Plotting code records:
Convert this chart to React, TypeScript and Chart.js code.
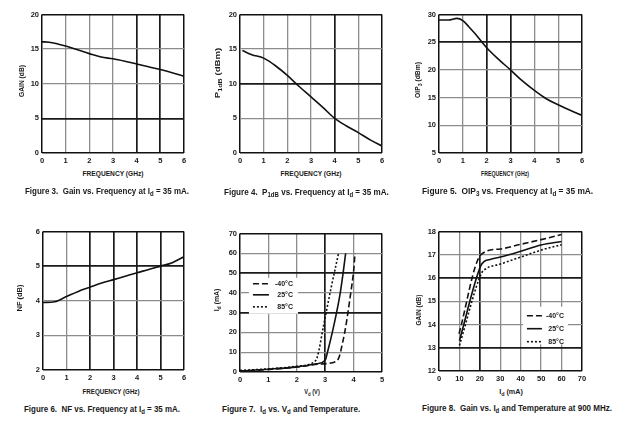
import React, { useEffect, useLayoutEffect, useRef } from "react";
import { Chart, registerables } from "chart.js";
Chart.register(...registerables);

const FONT = "'Liberation Sans', Arial, sans-serif";

// Figure 3: Gain vs Frequency
const freqGain = [0, 0.3, 1, 1.5, 2, 2.5, 3, 3.5, 4, 4.5, 5, 5.5, 6];
const gainVals = [16.05, 16.0, 15.45, 14.9, 14.35, 13.85, 13.6, 13.25, 12.85, 12.45, 12.05, 11.6, 11.1];
// Figure 4: P1dB vs Frequency
const freqP1 = [0.1, 0.5, 1, 1.5, 2, 2.5, 3, 3.5, 4, 4.5, 5, 5.5, 6];
const p1Vals = [14.8, 14.2, 13.7, 12.6, 11.2, 9.6, 8.1, 6.6, 5.0, 3.9, 2.95, 1.9, 1.0];
// Figure 5: OIP3 vs Frequency
const freqOip = [0, 0.4, 0.75, 1, 1.25, 1.5, 2, 2.5, 3, 3.5, 4, 4.5, 5, 5.5, 6];
const oipVals = [29.0, 29.0, 29.3, 28.9, 27.8, 26.6, 24.0, 21.9, 20.0, 18.0, 16.3, 14.8, 13.7, 12.7, 11.8];
// Figure 6: NF vs Frequency
const freqNf = [0, 0.5, 1, 1.5, 2, 2.5, 3, 3.5, 4, 4.5, 5, 5.5, 6];
const nfVals = [3.95, 3.97, 4.12, 4.27, 4.39, 4.51, 4.61, 4.71, 4.81, 4.9, 5.0, 5.1, 5.27];
// Figure 7: Id vs Vd and Temperature
const vdM40 = [0, 1, 2, 2.8, 3.4, 3.5, 3.6, 3.7, 3.8, 3.9, 4.0, 4.05];
const idM40 = [0.3, 1.3, 2.5, 4.0, 5.5, 8, 14, 21, 30, 40, 51, 60];
const vd25 = [0, 1, 2, 2.7, 3.0, 3.08, 3.25, 3.4, 3.53, 3.63, 3.72];
const id25 = [0.5, 1.4, 2.6, 4.2, 6, 10, 20, 30, 40, 50, 60];
const vd85 = [0, 1, 2, 2.6, 2.72, 2.95, 3.2, 3.47];
const id85 = [0.8, 1.6, 2.9, 5, 7.5, 24, 42, 60];
// Figure 8: Gain vs Id and Temperature at 900 MHz
const idGainM40 = [9.8, 20.5, 30, 40, 50, 60];
const gainM40 = [13.6, 17.0, 17.25, 17.45, 17.65, 17.87];
const idGain25 = [10, 20.3, 22, 25, 30, 40, 50, 60];
const gain25 = [13.3, 16.5, 16.7, 16.8, 16.9, 17.15, 17.42, 17.57];
const idGain85 = [10, 20.8, 23, 30, 40, 50, 60];
const gain85 = [13.1, 16.2, 16.4, 16.6, 16.9, 17.2, 17.43];
const tempLabels = ["-40°C", "25°C", "85°C"];

const pts = (xs: number[], ys: number[]) => xs.map((x, i) => ({ x, y: ys[i] }));

const PADL = 22, PADT = 6, PADR = 8, PADB = 14;

const inLegendPlugin = {
  id: "inlegend",
  beforeDatasetsDraw(chart: any, _args: any, opts: any) {
    if (!opts || !opts.show) return;
    const a = chart.chartArea;
    const W = a.right - a.left, H = a.bottom - a.top;
    const bx = a.left + opts.fx * W, by = a.top + opts.fy * H;
    const bw = opts.fw * W, bh = opts.fh * H;
    const ctx = chart.ctx;
    ctx.save();
    ctx.fillStyle = "#fff";
    ctx.fillRect(bx, by, bw, bh);
    chart.data.datasets.forEach((ds: any, i: number) => {
      const y = by + opts.rows[i];
      ctx.strokeStyle = "#111";
      ctx.lineWidth = 1.6;
      ctx.setLineDash(ds.borderDash || []);
      ctx.beginPath();
      ctx.moveTo(bx + opts.s0, y);
      ctx.lineTo(bx + opts.s1, y);
      ctx.stroke();
      ctx.setLineDash([]);
      ctx.fillStyle = "#1a1a1a";
      ctx.font = `bold 7px ${FONT}`;
      ctx.textAlign = "right";
      ctx.textBaseline = "middle";
      ctx.fillText(ds.label, bx + opts.tx, y);
    });
    ctx.restore();
  },
};

type Cfg = {
  l: number; t: number; r: number; b: number;
  xMin: number; xMax: number; xStep: number;
  yMin: number; yMax: number; yStep: number;
  heavyX: number[]; heavyY: number[];
  datasets: any[];
  legend?: any;
};

function Plot({ cfg }: { cfg: Cfg }) {
  const ref = useRef<HTMLCanvasElement>(null);
  const w = cfg.r - cfg.l + PADL + PADR;
  const h = cfg.b - cfg.t + PADT + PADB;
  useEffect(() => {
    const gc = (heavy: number[], mn: number, mx: number) => (c: any) => {
      const v = c.tick ? c.tick.value : null;
      if (v === mn || v === mx) return "#111";
      return heavy.includes(v) ? "#1a1a1a" : "#8c8c8c";
    };
    const gw = (heavy: number[], mn: number, mx: number) => (c: any) => {
      const v = c.tick ? c.tick.value : null;
      if (v === mn || v === mx) return 1.5;
      return heavy.includes(v) ? 1.7 : 1.3;
    };
    const tickFont = { family: FONT, size: 7.5, weight: "bold" as const };
    const chart = new Chart(ref.current!, {
      type: "line",
      data: { datasets: cfg.datasets },
      options: {
        responsive: false,
        animation: false,
        devicePixelRatio: 1,
        layout: { padding: { left: 0, top: PADT, right: PADR, bottom: 0 } },
        elements: { point: { radius: 0 } },
        plugins: {
          legend: { display: false },
          tooltip: { enabled: false },
          inlegend: cfg.legend ? { show: true, ...cfg.legend } : { show: false },
        } as any,
        scales: {
          x: {
            type: "linear",
            min: cfg.xMin, max: cfg.xMax,
            ticks: { stepSize: cfg.xStep, padding: 3, font: tickFont, color: "#1a1a1a", maxRotation: 0, autoSkip: false },
            grid: { drawTicks: false, color: gc(cfg.heavyX, cfg.xMin, cfg.xMax), lineWidth: gw(cfg.heavyX, cfg.xMin, cfg.xMax) },
            border: { display: false },
            afterFit: (s: any) => { s.height = PADB; },
          },
          y: {
            type: "linear",
            min: cfg.yMin, max: cfg.yMax,
            ticks: { stepSize: cfg.yStep, padding: 3, font: tickFont, color: "#1a1a1a", autoSkip: false },
            grid: { drawTicks: false, color: gc(cfg.heavyY, cfg.yMin, cfg.yMax), lineWidth: gw(cfg.heavyY, cfg.yMin, cfg.yMax) },
            border: { display: false },
            afterFit: (s: any) => { s.width = PADL; },
          },
        },
      },
      plugins: [inLegendPlugin],
    });
    return () => chart.destroy();
  }, []);
  return (
    <canvas
      ref={ref}
      width={w}
      height={h}
      style={{ position: "absolute", left: cfg.l - PADL, top: cfg.t - PADT, width: w, height: h }}
    />
  );
}

const line = (data: any[], label = "", dash: number[] = []) => ({
  label,
  data,
  borderColor: "#111",
  borderWidth: 1.6,
  borderDash: dash,
  fill: false,
  cubicInterpolationMode: "monotone",
});

const DASH = [6, 3];
const DOT = [2, 2];

const panels: Cfg[] = [
  { l: 42, t: 13, r: 184, b: 153, xMin: 0, xMax: 6, xStep: 1, yMin: 0, yMax: 20, yStep: 5, heavyX: [4, 5], heavyY: [5],
    datasets: [line(pts(freqGain, gainVals))] },
  { l: 240, t: 13, r: 382, b: 153, xMin: 0, xMax: 6, xStep: 1, yMin: 0, yMax: 20, yStep: 5, heavyX: [4], heavyY: [10],
    datasets: [line(pts(freqP1, p1Vals))] },
  { l: 439, t: 13, r: 582, b: 153, xMin: 0, xMax: 6, xStep: 1, yMin: 5, yMax: 30, yStep: 5, heavyX: [2, 3], heavyY: [25],
    datasets: [line(pts(freqOip, oipVals))] },
  { l: 43, t: 230, r: 184, b: 370, xMin: 0, xMax: 6, xStep: 1, yMin: 2, yMax: 6, yStep: 1, heavyX: [2, 3, 4, 5], heavyY: [5],
    datasets: [line(pts(freqNf, nfVals))] },
  { l: 240, t: 232, r: 382, b: 372, xMin: 0, xMax: 5, xStep: 1, yMin: 0, yMax: 70, yStep: 10, heavyX: [3], heavyY: [30, 50],
    datasets: [
      line(pts(vdM40, idM40), tempLabels[0], DASH),
      line(pts(vd25, id25), tempLabels[1]),
      line(pts(vd85, id85), tempLabels[2], DOT),
    ],
    legend: { fx: 0.063, fy: 0.32, fw: 0.345, fh: 0.26, rows: [6, 17, 29], s0: 4, s1: 20, tx: 44 } },
  { l: 439, t: 230, r: 582, b: 371, xMin: 0, xMax: 70, xStep: 10, yMin: 12, yMax: 18, yStep: 1, heavyX: [20], heavyY: [13, 16],
    datasets: [
      line(pts(idGainM40, gainM40), tempLabels[0], DASH),
      line(pts(idGain25, gain25), tempLabels[1]),
      line(pts(idGain85, gain85), tempLabels[2], DOT),
    ],
    legend: { fx: 0.587, fy: 0.539, fw: 0.315, fh: 0.27, rows: [9, 22, 35], s0: 4, s1: 19, tx: 41 } },
];

const Sub = ({ children }: { children: React.ReactNode }) => (
  <span style={{ fontSize: "75%", position: "relative", top: "0.3em" }}>{children}</span>
);

// Text fitted to a measured width from the reference (condensed look)
function Txt({ x, y, rot, size, left, fit, children }: { x: number; y: number; rot?: boolean; size: number; left?: boolean; fit: number; children: React.ReactNode }) {
  const ref = useRef<HTMLDivElement>(null);
  useLayoutEffect(() => {
    const el = ref.current!;
    const s = fit / el.offsetWidth;
    el.style.transform = left
      ? `translateY(-50%) scaleX(${s})`
      : `translate(-50%,-50%)${rot ? " rotate(-90deg)" : ""} scaleX(${s})`;
  }, []);
  return (
    <div
      ref={ref}
      style={{
        position: "absolute",
        left: x,
        top: y,
        transformOrigin: left ? "left center" : "center center",
        transform: left ? "translateY(-50%)" : `translate(-50%,-50%)${rot ? " rotate(-90deg)" : ""}`,
        fontFamily: FONT,
        fontWeight: "bold",
        fontSize: size,
        lineHeight: 1,
        whiteSpace: "pre",
        color: "#1a1a1a",
      }}
    >
      {children}
    </div>
  );
}

export default function App() {
  return (
    <div style={{ position: "fixed", left: 0, top: 0, width: 620, height: 428, background: "#fff", overflow: "hidden" }}>
      {panels.map((p, i) => (
        <Plot key={i} cfg={p} />
      ))}
      {/* y-axis titles */}
      <Txt x={22} y={81} rot size={7.5} fit={32}>GAIN (dB)</Txt>
      <Txt x={218} y={73} rot size={7.5} fit={50}>P<Sub>1dB</Sub> (dBm)</Txt>
      <Txt x={418} y={80} rot size={7.5} fit={36}>OIP<Sub>3</Sub> (dBm)</Txt>
      <Txt x={20} y={298} rot size={7.5} fit={27}>NF (dB)</Txt>
      <Txt x={217} y={300} rot size={7.5} fit={23}>I<Sub>d</Sub> (mA)</Txt>
      <Txt x={419} y={310} rot size={7.5} fit={31}>GAIN (dB)</Txt>
      {/* x-axis titles */}
      <Txt x={113} y={174} size={7.5} fit={61}>FREQUENCY (GHz)</Txt>
      <Txt x={311} y={174} size={7.5} fit={61}>FREQUENCY (GHz)</Txt>
      <Txt x={505} y={174} size={7.5} fit={48}>FREQUENCY (GHz)</Txt>
      <Txt x={111} y={392} size={7.5} fit={57}>FREQUENCY (GHz)</Txt>
      <Txt x={312} y={392} size={7.5} fit={16}>V<Sub>d</Sub> (V)</Txt>
      <Txt x={511} y={392} size={7.5} fit={24}>I<Sub>d</Sub> (mA)</Txt>
      {/* captions */}
      <Txt x={25} y={191} left size={9} fit={164}>Figure 3.  Gain vs. Frequency at I<Sub>d</Sub> = 35 mA.</Txt>
      <Txt x={224} y={192} left size={9} fit={165}>Figure 4.  P<Sub>1dB</Sub> vs. Frequency at I<Sub>d</Sub> = 35 mA.</Txt>
      <Txt x={422} y={191} left size={9} fit={171}>Figure 5.  OIP<Sub>3</Sub> vs. Frequency at I<Sub>d</Sub> = 35 mA.</Txt>
      <Txt x={24} y={409} left size={9} fit={156}>Figure 6.  NF vs. Frequency at I<Sub>d</Sub> = 35 mA.</Txt>
      <Txt x={222} y={409} left size={9} fit={138}>Figure 7.  I<Sub>d</Sub> vs. V<Sub>d</Sub> and Temperature.</Txt>
      <Txt x={422} y={408} left size={9} fit={190}>Figure 8.  Gain vs. I<Sub>d</Sub> and Temperature at 900 MHz.</Txt>
    </div>
  );
}
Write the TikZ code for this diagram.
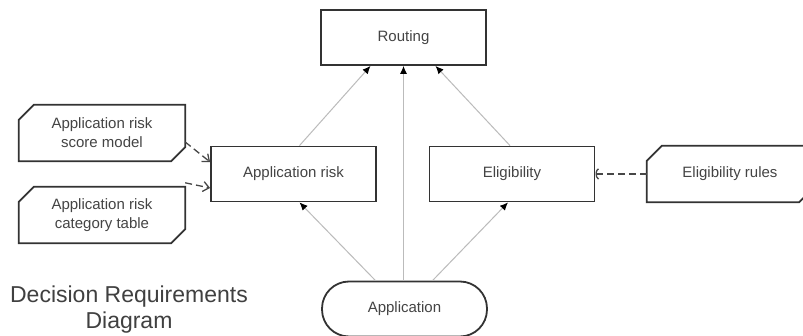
\documentclass[tikz,border=0pt]{standalone}
\usepackage{fontspec}
\setmainfont{Liberation Sans}
\usetikzlibrary{arrows.meta}
\definecolor{bordc}{HTML}{333333}
\definecolor{txtc}{HTML}{444444}
\definecolor{linec}{HTML}{BBBBBB}
\tikzset{
  decbox/.style={draw=bordc, line width=1.8pt, fill=white, rectangle, minimum width=165pt, minimum height=55pt, align=center, text=txtc, font=\fontsize{15}{19}\selectfont, inner sep=0pt},
  ksbox/.style={rectangle, minimum width=166pt, minimum height=56pt, align=center, text=txtc, font=\fontsize{15}{19}\selectfont, inner sep=0pt},
  ksline/.style={draw=bordc, line width=1.8pt, line join=miter},
  databox/.style={draw=bordc, line width=1.8pt, fill=white, rectangle, rounded corners=27pt, minimum width=165pt, minimum height=55pt, align=center, text=txtc, font=\fontsize{15}{19}\selectfont, inner sep=0pt},
  inforeq/.style={draw=linec, line width=1pt, -{Latex[length=8pt,width=7pt,color=black]}},
  authreq/.style={draw=bordc!90, line width=1.3pt, dash pattern=on 7pt off 4pt},
}
\begin{document}
\begin{tikzpicture}[x=1pt,y=-1pt]
\useasboundingbox (0,0) rectangle (803,336);
\clip (0,0) rectangle (803,336);
\fill[white] (0,0) rectangle (803,336);

\node[decbox] (routing) at (403.5,37.5) {Routing};
\node[decbox] (apprisk) at (293.5,174) {Application risk};
\node[decbox] (elig) at (512,174) {Eligibility};
\node[databox] (app) at (404.5,309) {Application};

\node[ksbox] (sm) at (102,133) {Application risk\\score model};
\node[ksbox] (ct) at (102,215) {Application risk\\category table};
\node[ksbox] (er) at (730,174) {Eligibility rules};
\foreach \n in {sm,ct,er}{
  \draw[ksline] ([yshift=-15pt]\n.north west) -- ([xshift=15pt]\n.north west) -- (\n.north east) -- ([yshift=14pt]\n.south east) -- ([xshift=-14pt]\n.south east) -- (\n.south west) -- cycle;
}

\node[text=black!75, align=center, font=\fontsize{23}{26}\selectfont] (title) at (129,310) {Decision Requirements\\Diagram};

% information requirements
\draw[inforeq] ([xshift=6pt]apprisk.north) -- ([xshift=-33pt]routing.south);
\draw[inforeq] (app.north -| routing.south) -- (routing.south);
\draw[inforeq] ([xshift=-2pt]elig.north) -- ([xshift=32pt]routing.south);
\draw[inforeq] ([xshift=-29pt]app.north) -- ([xshift=6pt]apprisk.south);
\draw[inforeq] ([xshift=28pt]app.north) -- ([xshift=-4pt]elig.south);

% authority requirements
\draw[authreq, -{Straight Barb[length=6pt,width=10pt]}] ([yshift=-9pt]sm.east) -- ([yshift=12pt]apprisk.west);
\draw[authreq, -{Straight Barb[length=6pt,width=10pt]}] ([yshift=4pt]ct.north east) -- ([yshift=-14pt]apprisk.west);
\draw[authreq, -{Arc Barb[arc=150,length=4pt,width=12pt]}] (er.west) -- (elig.east);
\end{tikzpicture}
\end{document}
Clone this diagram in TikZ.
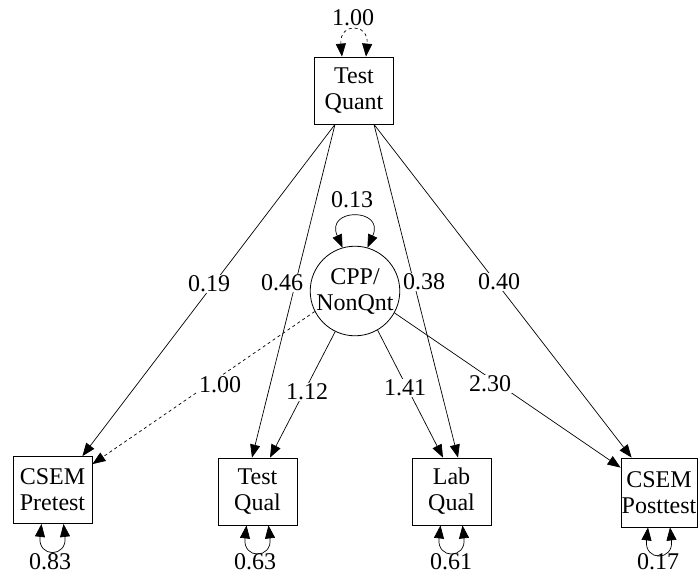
\documentclass[tikz,border=0pt]{standalone}
\usepackage{fontspec}
\setmainfont{Liberation Serif}
\usetikzlibrary{arrows.meta}
\begin{document}
\begin{tikzpicture}[x=1pt,y=-1pt,
  every node/.style={font=\fontsize{24}{26}\selectfont},
  var/.style={draw, line width=0.8pt, align=center, inner sep=0pt,
              minimum width=79pt, minimum height=67pt},
  lat/.style={draw, circle, line width=0.8pt, align=center, inner sep=0pt,
              minimum size=88pt},
  conn/.style={line width=0.7pt, -{Triangle[length=13pt,width=10pt]}},
  varloop/.style={line width=0.7pt,
              {Triangle[length=13pt,width=10pt]}-{Triangle[length=13pt,width=10pt]}},
  fixed/.style={dash pattern=on 3pt off 3pt},
  coef/.style={fill=white, inner sep=1pt},
  loopval/.style={inner sep=0pt}
]
\useasboundingbox (0,0) rectangle (699,574);

% observed and latent variables
\node[var] (tq)   at (354,90.5)  {Test\\Quant};
\node[lat] (cpp)  at (355,291)   {CPP/\\NonQnt};
\node[var] (pre)  at (52.5,490)  {CSEM\\Pretest};
\node[var] (tql)  at (257.5,491.5) {Test\\Qual};
\node[var] (lql)  at (451.5,491.5) {Lab\\Qual};
\node[var, minimum width=76pt, minimum height=69pt] (post) at (659,492.5) {CSEM\\Posttest};

% regression paths from Test Quant
\draw[conn] ([xshift=-19pt]tq.south) -- ([xshift=-10pt]pre.north east);
\draw[conn] ([xshift=-19pt]tq.south) -- ([xshift=-5.5pt]tql.north);
\draw[conn] ([xshift=20pt]tq.south)  -- ([xshift=6.5pt]lql.north);
\draw[conn] ([xshift=20pt]tq.south)  -- ([xshift=11pt]post.north west);

% loadings of the latent factor
\draw[conn, fixed] (cpp.207) -- ([yshift=-8pt]pre.north east);
\draw[conn] (cpp.244) -- ([xshift=12.5pt]tql.north);
\draw[conn] (cpp.300) -- ([xshift=-8.5pt]lql.north);
\draw[conn] (cpp.331) -- ([yshift=-10pt]post.north west);

% path coefficients
\node[coef] (c1) at (209,284) {0.19};
\node[coef] (c2) at (282,283) {0.46};
\node[coef] (c3) at (424,282) {0.38};
\node[coef] (c4) at (499,282) {0.40};
\node[coef] (c5) at (220,385) {1.00};
\node[coef] (c6) at (307,392) {1.12};
\node[coef] (c7) at (405,388) {1.41};
\node[coef] (c8) at (490,384) {2.30};

% variances
\draw[varloop, fixed] ([xshift=-12pt]tq.north) .. controls +(-3,-34) and +(3,-34) .. ([xshift=12pt]tq.north);
\node[loopval] (v0) at (353,18) {1.00};
\draw[varloop] (cpp.106) .. controls +(-18,-40) and +(18,-40) .. (cpp.74);
\node[loopval] (v1) at (352,200) {0.13};
\draw[varloop] ([xshift=-11pt]pre.south) .. controls +(-4,34) and +(4,34) .. ([xshift=11pt]pre.south);
\node[loopval] (v2) at (50,561.5) {0.83};
\draw[varloop] ([xshift=-11pt]tql.south) .. controls +(-4,34) and +(4,34) .. ([xshift=11pt]tql.south);
\node[loopval] (v3) at (255,561.5) {0.63};
\draw[varloop] ([xshift=-11pt]lql.south) .. controls +(-4,34) and +(4,34) .. ([xshift=11pt]lql.south);
\node[loopval] (v4) at (451,561.5) {0.61};
\draw[varloop] ([xshift=-11pt]post.south) .. controls +(-4,34) and +(4,34) .. ([xshift=11pt]post.south);
\node[loopval] (v5) at (658,561.5) {0.17};
\end{tikzpicture}
\end{document}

**WHAT TO DO:** Check each line above for "this" and return the ones that have it.

**ANSWER TO THE EXERCISE:**
Convert this chart to React, TypeScript and Chart.js code.
Write the TikZ code for this diagram.
Clone this diagram in TikZ.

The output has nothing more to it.